The Court of Appeals found the evidence presented by Maxwell incomplete, not directly relevant to his individual claim, and statistically insufficient. McCleskey's evidence, however, is of such a different level of sophistication and detail that it simply cannot be rejected on those grounds. Unlike the evidence presented by Maxwell, which did not contain data from the jurisdiction in which he was tried and sentenced, McCleskey's evidence includes data from the relevant jurisdiction. Whereas the analyses presented by Maxwell did not take into account a significant number of variables and were based on a universe of 55 cases, the analyses presented by McCleskey's evidence take into account more than 400 variables and are based on data concerning all offenders arrested for homicide in Georgia from 1973 through 1978, a total of 2,484 cases. Moreover, the sophistication of McCleskey's evidence permits consideration of the existence of racial discrimination at various decision points in the process, not merely at the jury decision. It is this experience, in part, that convinces me of the significance of the Baldus study.

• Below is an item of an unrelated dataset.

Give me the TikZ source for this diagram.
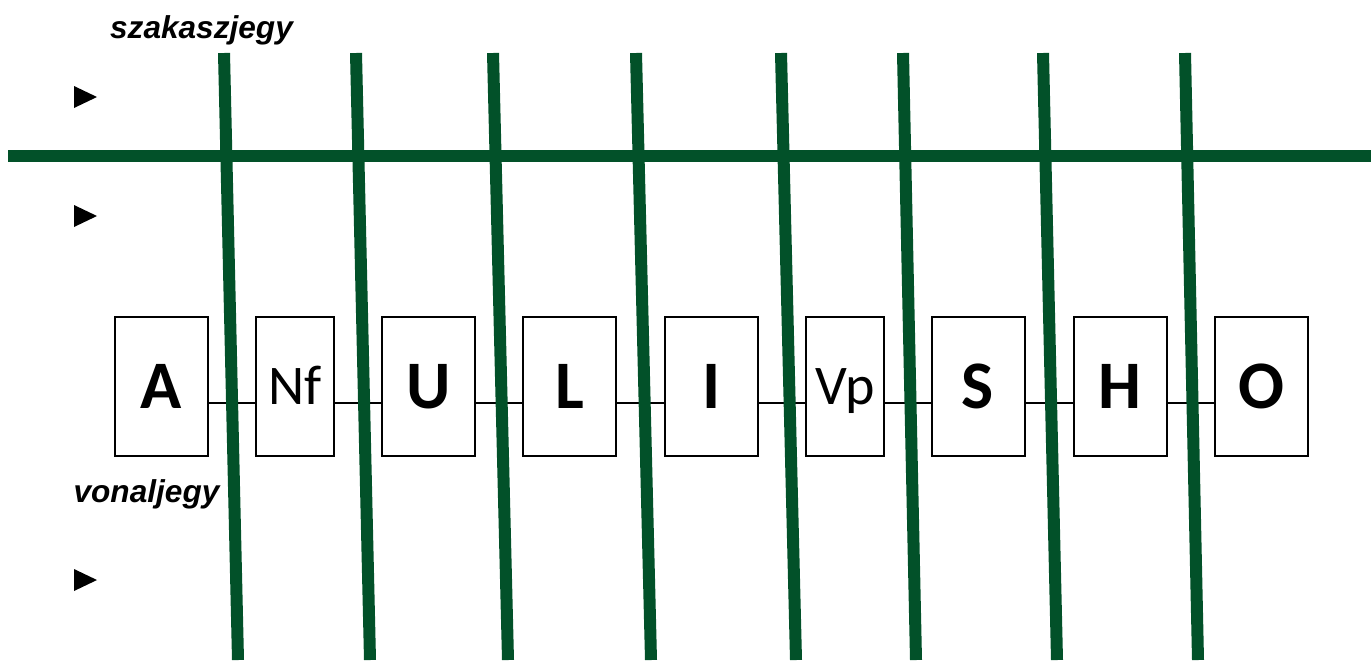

[8] See Brief for Dr. Franklin M. Fisher et al. as Amici Curiae 19.

[9] A defendant's chances of receiving a death sentence increase by a factor of 4.3 if the victim is white, but only by 2.3 if the defendant was the prime mover behind the homicide.

[10] A prior record of a conviction for murder, armed robbery, rape, or kidnaping with bodily injury increases the chances of a defendant's receiving a death sentence by a factor of 4.9.

[11] The universe of cases from Fulton County analyzed by Baldus included 629 killings, 581 of which yielded murder indictments. Supp. Exh. 59, 60; Tr. 978-981. The evidence indicated that at each step in the process from indictment to sentence, there is a differential treatment in the disposition of white-victim and black-victim cases, with the white-victim cases having a higher likelihood of being retained in the system and risking a death sentence. Supp. Exh. 60; Tr. 978-981.

[12] In his deposition, Russell Parker, the Assistant District Attorney who prosecuted McCleskey's case, contradicted the statement cited by the Court, ante, at 312, n. 34, concerning plea negotiations during McCleskey's trial. Parker testified that he never discussed a plea with McCleskey. Deposition in No. 84-8176 of Russell Parker, Feb. 16, 1981, p. 15.

[13] As a result of McCleskey's discovery efforts, the record also contains relevant testimonial evidence by two state officials. The Fulton County District Attorney testified that he did not recall any instance in which race was a factor in a death penalty case in his office. Deposition in No. 84-8176 of Lewis R. Slaton, Aug. 4, 1983, p. 78. He later recalled one case that was in the office when he first began, in which the office set aside the death penalty because of the possibility that race had been involved. Id., at 79-80. The Assistant District Attorney who prosecuted McCleskey's case testified that race did not influence his decision to seek the death penalty in the present case. Deposition of Russell Parker, Feb. 16, 1981, p. 17.

These general assertions by state officials that they did not discriminate or that they properly performed their official duties, however, cannot meet the State's burden of rebuttal of the prima facie case. See Alexander v. Louisiana, 405 U.S. 625, 631-632 (1972); Whitus v. Georgia, 385 U.S. 545, 551-552 (1967). Moreover, there are many ways in which racial factors can enter indirectly into prosecutorial decisions. For example, the authors of a study similar to that of Baldus explained: "Since death penalty prosecutions require large allocations of scarce prosecutorial resources, prosecutors must choose a small number of cases to receive this expensive treatment. In making these choices they may favor homicides that are visible and disturbing to the majority of the community, and these will tend to be white-victim homicides." Gross & Mauro, Patterns of Death: An Analysis of Racial Disparities in Capital Sentencing and Homicide Victimization, 37 Stan. L. Rev. 27, 106-107 (1984); see generally Johnson, Race and the Decision to Detain a Suspect, 93 Yale L. J. 214 (1983); Lawrence, The Id, the Ego, and Equal Protection: Reckoning with Unconscious Racism, 39 Stan. L. Rev. 317 (1987).